• Stored data:
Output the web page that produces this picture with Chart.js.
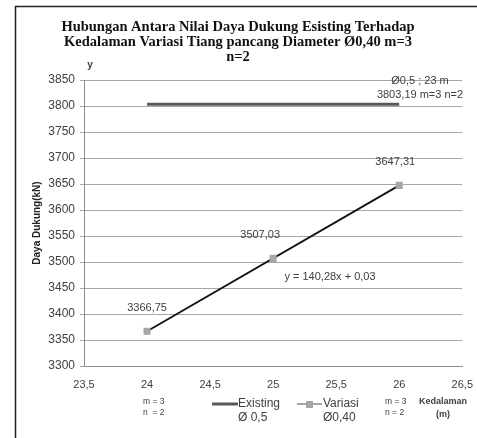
<!DOCTYPE html>
<html>
<head>
<meta charset="utf-8">
<script src="https://cdn.jsdelivr.net/npm/chart.js@4.4.1/dist/chart.umd.min.js"></script>
<style>
  html, body { margin: 0; padding: 0; background: #fff; }
  #wrap { width: 477px; height: 438px; position: relative; }
</style>
</head>
<body>
<div id="wrap"><canvas id="grafico" width="477" height="438"></canvas></div>
<script>
// datos
const judul = ['Hubungan Antara Nilai Daya Dukung Esisting Terhadap', 'Kedalaman Variasi Tiang pancang Diameter Ø0,40 m=3', 'n=2'];
const existingX = [24, 26];
const existingY = [3803.19, 3803.19];
const variasiX = [24, 25, 26];
const variasiY = [3366.75, 3507.03, 3647.31];
const trendX = [24, 26];
const trendY = [3366.75, 3647.31];
const labelVariasi = ['3366,75', '3507,03', '3647,31'];
const yMin = 3300, yMax = 3850, yStep = 50;
const xMin = 23.5, xMax = 26.5, xStep = 0.5;

const fontSans = '"Liberation Sans", Arial, sans-serif';
const textColor = '#404040';

function toPoints(xs, ys) {
  return xs.map((x, i) => ({ x: x, y: ys[i] }));
}

// plugin para textos, marco y leyenda
const anotaciones = {
  id: 'anotaciones',
  beforeDraw(chart) {
    const ctx = chart.ctx;
    ctx.save();
    ctx.fillStyle = '#fff';
    ctx.fillRect(0, 0, chart.width, chart.height);
    ctx.strokeStyle = '#222';
    ctx.lineWidth = 1.5;
    ctx.beginPath();
    ctx.moveTo(15.5, 440);
    ctx.lineTo(15.5, 6.5);
    ctx.lineTo(477, 6.5);
    ctx.stroke();
    ctx.restore();
  },
  afterDraw(chart) {
    const ctx = chart.ctx;
    const xs = chart.scales.x, ys = chart.scales.y;
    ctx.save();

    // titulo
    ctx.fillStyle = '#111';
    ctx.font = 'bold 14.5px "Liberation Serif", "Times New Roman", serif';
    ctx.textAlign = 'center';
    ctx.textBaseline = 'alphabetic';
    judul.forEach((t, i) => ctx.fillText(t, 238, 31 + i * 15));

    // etiqueta y
    ctx.fillStyle = textColor;
    ctx.font = 'bold 10px ' + fontSans;
    ctx.textBaseline = 'middle';
    ctx.fillText('y', 90, 65);

    // titulo eje y
    ctx.save();
    ctx.translate(37, 223);
    ctx.rotate(-Math.PI / 2);
    ctx.fillStyle = '#222';
    ctx.font = 'bold 10px ' + fontSans;
    ctx.fillText('Daya Dukung(kN)', 0, 0);
    ctx.restore();

    // etiquetas de datos
    ctx.fillStyle = textColor;
    ctx.font = '11px ' + fontSans;
    const offX = [0, -13, -4];
    variasiX.forEach((x, i) => {
      ctx.fillText(labelVariasi[i], xs.getPixelForValue(x) + offX[i], ys.getPixelForValue(variasiY[i]) - 23);
    });
    ctx.fillText('y = 140,28x + 0,03', 330, 277);
    ctx.fillText('Ø0,5 ; 23 m', 420, 81);
    ctx.fillText('3803,19 m=3 n=2', 420, 95);

    // leyenda
    ctx.font = '8.5px ' + fontSans;
    ctx.textAlign = 'left';
    ctx.fillText('m = 3', 143, 402);
    ctx.fillText('n  = 2', 143, 413);
    ctx.fillText('m = 3', 385, 402);
    ctx.fillText('n = 2', 385, 413);

    ctx.strokeStyle = '#595959';
    ctx.lineWidth = 3;
    ctx.beginPath(); ctx.moveTo(212, 404); ctx.lineTo(238, 404); ctx.stroke();
    ctx.strokeStyle = '#a6a6a6';
    ctx.lineWidth = 2;
    ctx.beginPath(); ctx.moveTo(297, 404); ctx.lineTo(322, 404); ctx.stroke();
    ctx.fillStyle = '#a6a6a6';
    ctx.fillRect(306, 401, 7, 7);

    ctx.fillStyle = textColor;
    ctx.font = '12px ' + fontSans;
    ctx.fillText('Existing', 238, 404);
    ctx.fillText('Ø 0,5', 238, 418);
    ctx.fillText('Variasi', 323, 404);
    ctx.fillText('Ø0,40', 323, 418);

    ctx.font = 'bold 9px ' + fontSans;
    ctx.textAlign = 'center';
    ctx.fillText('Kedalaman', 443, 402);
    ctx.fillText('(m)', 443, 415);
    ctx.restore();
  }
};

const ctx = document.getElementById('grafico').getContext('2d');
new Chart(ctx, {
  type: 'scatter',
  data: {
    datasets: [
      {
        label: 'Existing Ø 0,5',
        data: toPoints(existingX, existingY),
        showLine: true,
        borderColor: '#595959',
        borderWidth: 3,
        pointRadius: 0
      },
      {
        label: 'Variasi Ø0,40',
        data: toPoints(variasiX, variasiY),
        showLine: false,
        pointStyle: 'rect',
        pointRadius: 5,
        backgroundColor: '#a6a6a6',
        borderColor: '#a6a6a6',
        borderWidth: 0
      },
      {
        label: 'Trend',
        data: toPoints(trendX, trendY),
        showLine: true,
        borderColor: '#111',
        borderWidth: 1.8,
        pointRadius: 0
      }
    ]
  },
  options: {
    responsive: false,
    animation: false,
    layout: { padding: { top: 80, right: 14, left: 0, bottom: 0 } },
    plugins: { legend: { display: false }, tooltip: { enabled: false } },
    scales: {
      x: {
        type: 'linear',
        min: xMin, max: xMax,
        afterFit: s => { s.height = 72; },
        afterBuildTicks: s => {
          s.ticks = [];
          for (let v = xMin; v <= xMax + 1e-9; v += xStep) s.ticks.push({ value: v });
        },
        ticks: {
          color: textColor,
          font: { family: fontSans, size: 11 },
          padding: 4,
          maxRotation: 0,
          callback: v => String(v).replace('.', ',')
        },
        grid: { display: false },
        border: { display: true, color: '#8c8c8c', width: 1 }
      },
      y: {
        min: yMin, max: yMax,
        afterFit: s => { s.width = 84; },
        ticks: {
          stepSize: yStep,
          color: textColor,
          font: { family: fontSans, size: 12 },
          padding: 5,
          callback: v => String(v)
        },
        grid: { color: '#a6a6a6', lineWidth: 1, tickLength: 4 },
        border: { display: true, color: '#8c8c8c', width: 1 }
      }
    }
  },
  plugins: [anotaciones]
});
</script>
</body>
</html>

• Task statement:
Images should not appear in the copy; retype the listing above exactly.

• Completed task:
Output the web page that produces this picture with Chart.js.
<!DOCTYPE html>
<html>
<head>
<meta charset="utf-8">
<script src="https://cdn.jsdelivr.net/npm/chart.js@4.4.1/dist/chart.umd.min.js"></script>
<style>
  html, body { margin: 0; padding: 0; background: #fff; }
  #wrap { width: 477px; height: 438px; position: relative; }
</style>
</head>
<body>
<div id="wrap"><canvas id="grafico" width="477" height="438"></canvas></div>
<script>
// datos
const judul = ['Hubungan Antara Nilai Daya Dukung Esisting Terhadap', 'Kedalaman Variasi Tiang pancang Diameter Ø0,40 m=3', 'n=2'];
const existingX = [24, 26];
const existingY = [3803.19, 3803.19];
const variasiX = [24, 25, 26];
const variasiY = [3366.75, 3507.03, 3647.31];
const trendX = [24, 26];
const trendY = [3366.75, 3647.31];
const labelVariasi = ['3366,75', '3507,03', '3647,31'];
const yMin = 3300, yMax = 3850, yStep = 50;
const xMin = 23.5, xMax = 26.5, xStep = 0.5;

const fontSans = '"Liberation Sans", Arial, sans-serif';
const textColor = '#404040';

function toPoints(xs, ys) {
  return xs.map((x, i) => ({ x: x, y: ys[i] }));
}

// plugin para textos, marco y leyenda
const anotaciones = {
  id: 'anotaciones',
  beforeDraw(chart) {
    const ctx = chart.ctx;
    ctx.save();
    ctx.fillStyle = '#fff';
    ctx.fillRect(0, 0, chart.width, chart.height);
    ctx.strokeStyle = '#222';
    ctx.lineWidth = 1.5;
    ctx.beginPath();
    ctx.moveTo(15.5, 440);
    ctx.lineTo(15.5, 6.5);
    ctx.lineTo(477, 6.5);
    ctx.stroke();
    ctx.restore();
  },
  afterDraw(chart) {
    const ctx = chart.ctx;
    const xs = chart.scales.x, ys = chart.scales.y;
    ctx.save();

    // titulo
    ctx.fillStyle = '#111';
    ctx.font = 'bold 14.5px "Liberation Serif", "Times New Roman", serif';
    ctx.textAlign = 'center';
    ctx.textBaseline = 'alphabetic';
    judul.forEach((t, i) => ctx.fillText(t, 238, 31 + i * 15));

    // etiqueta y
    ctx.fillStyle = textColor;
    ctx.font = 'bold 10px ' + fontSans;
    ctx.textBaseline = 'middle';
    ctx.fillText('y', 90, 65);

    // titulo eje y
    ctx.save();
    ctx.translate(37, 223);
    ctx.rotate(-Math.PI / 2);
    ctx.fillStyle = '#222';
    ctx.font = 'bold 10px ' + fontSans;
    ctx.fillText('Daya Dukung(kN)', 0, 0);
    ctx.restore();

    // etiquetas de datos
    ctx.fillStyle = textColor;
    ctx.font = '11px ' + fontSans;
    const offX = [0, -13, -4];
    variasiX.forEach((x, i) => {
      ctx.fillText(labelVariasi[i], xs.getPixelForValue(x) + offX[i], ys.getPixelForValue(variasiY[i]) - 23);
    });
    ctx.fillText('y = 140,28x + 0,03', 330, 277);
    ctx.fillText('Ø0,5 ; 23 m', 420, 81);
    ctx.fillText('3803,19 m=3 n=2', 420, 95);

    // leyenda
    ctx.font = '8.5px ' + fontSans;
    ctx.textAlign = 'left';
    ctx.fillText('m = 3', 143, 402);
    ctx.fillText('n  = 2', 143, 413);
    ctx.fillText('m = 3', 385, 402);
    ctx.fillText('n = 2', 385, 413);

    ctx.strokeStyle = '#595959';
    ctx.lineWidth = 3;
    ctx.beginPath(); ctx.moveTo(212, 404); ctx.lineTo(238, 404); ctx.stroke();
    ctx.strokeStyle = '#a6a6a6';
    ctx.lineWidth = 2;
    ctx.beginPath(); ctx.moveTo(297, 404); ctx.lineTo(322, 404); ctx.stroke();
    ctx.fillStyle = '#a6a6a6';
    ctx.fillRect(306, 401, 7, 7);

    ctx.fillStyle = textColor;
    ctx.font = '12px ' + fontSans;
    ctx.fillText('Existing', 238, 404);
    ctx.fillText('Ø 0,5', 238, 418);
    ctx.fillText('Variasi', 323, 404);
    ctx.fillText('Ø0,40', 323, 418);

    ctx.font = 'bold 9px ' + fontSans;
    ctx.textAlign = 'center';
    ctx.fillText('Kedalaman', 443, 402);
    ctx.fillText('(m)', 443, 415);
    ctx.restore();
  }
};

const ctx = document.getElementById('grafico').getContext('2d');
new Chart(ctx, {
  type: 'scatter',
  data: {
    datasets: [
      {
        label: 'Existing Ø 0,5',
        data: toPoints(existingX, existingY),
        showLine: true,
        borderColor: '#595959',
        borderWidth: 3,
        pointRadius: 0
      },
      {
        label: 'Variasi Ø0,40',
        data: toPoints(variasiX, variasiY),
        showLine: false,
        pointStyle: 'rect',
        pointRadius: 5,
        backgroundColor: '#a6a6a6',
        borderColor: '#a6a6a6',
        borderWidth: 0
      },
      {
        label: 'Trend',
        data: toPoints(trendX, trendY),
        showLine: true,
        borderColor: '#111',
        borderWidth: 1.8,
        pointRadius: 0
      }
    ]
  },
  options: {
    responsive: false,
    animation: false,
    layout: { padding: { top: 80, right: 14, left: 0, bottom: 0 } },
    plugins: { legend: { display: false }, tooltip: { enabled: false } },
    scales: {
      x: {
        type: 'linear',
        min: xMin, max: xMax,
        afterFit: s => { s.height = 72; },
        afterBuildTicks: s => {
          s.ticks = [];
          for (let v = xMin; v <= xMax + 1e-9; v += xStep) s.ticks.push({ value: v });
        },
        ticks: {
          color: textColor,
          font: { family: fontSans, size: 11 },
          padding: 4,
          maxRotation: 0,
          callback: v => String(v).replace('.', ',')
        },
        grid: { display: false },
        border: { display: true, color: '#8c8c8c', width: 1 }
      },
      y: {
        min: yMin, max: yMax,
        afterFit: s => { s.width = 84; },
        ticks: {
          stepSize: yStep,
          color: textColor,
          font: { family: fontSans, size: 12 },
          padding: 5,
          callback: v => String(v)
        },
        grid: { color: '#a6a6a6', lineWidth: 1, tickLength: 4 },
        border: { display: true, color: '#8c8c8c', width: 1 }
      }
    }
  },
  plugins: [anotaciones]
});
</script>
</body>
</html>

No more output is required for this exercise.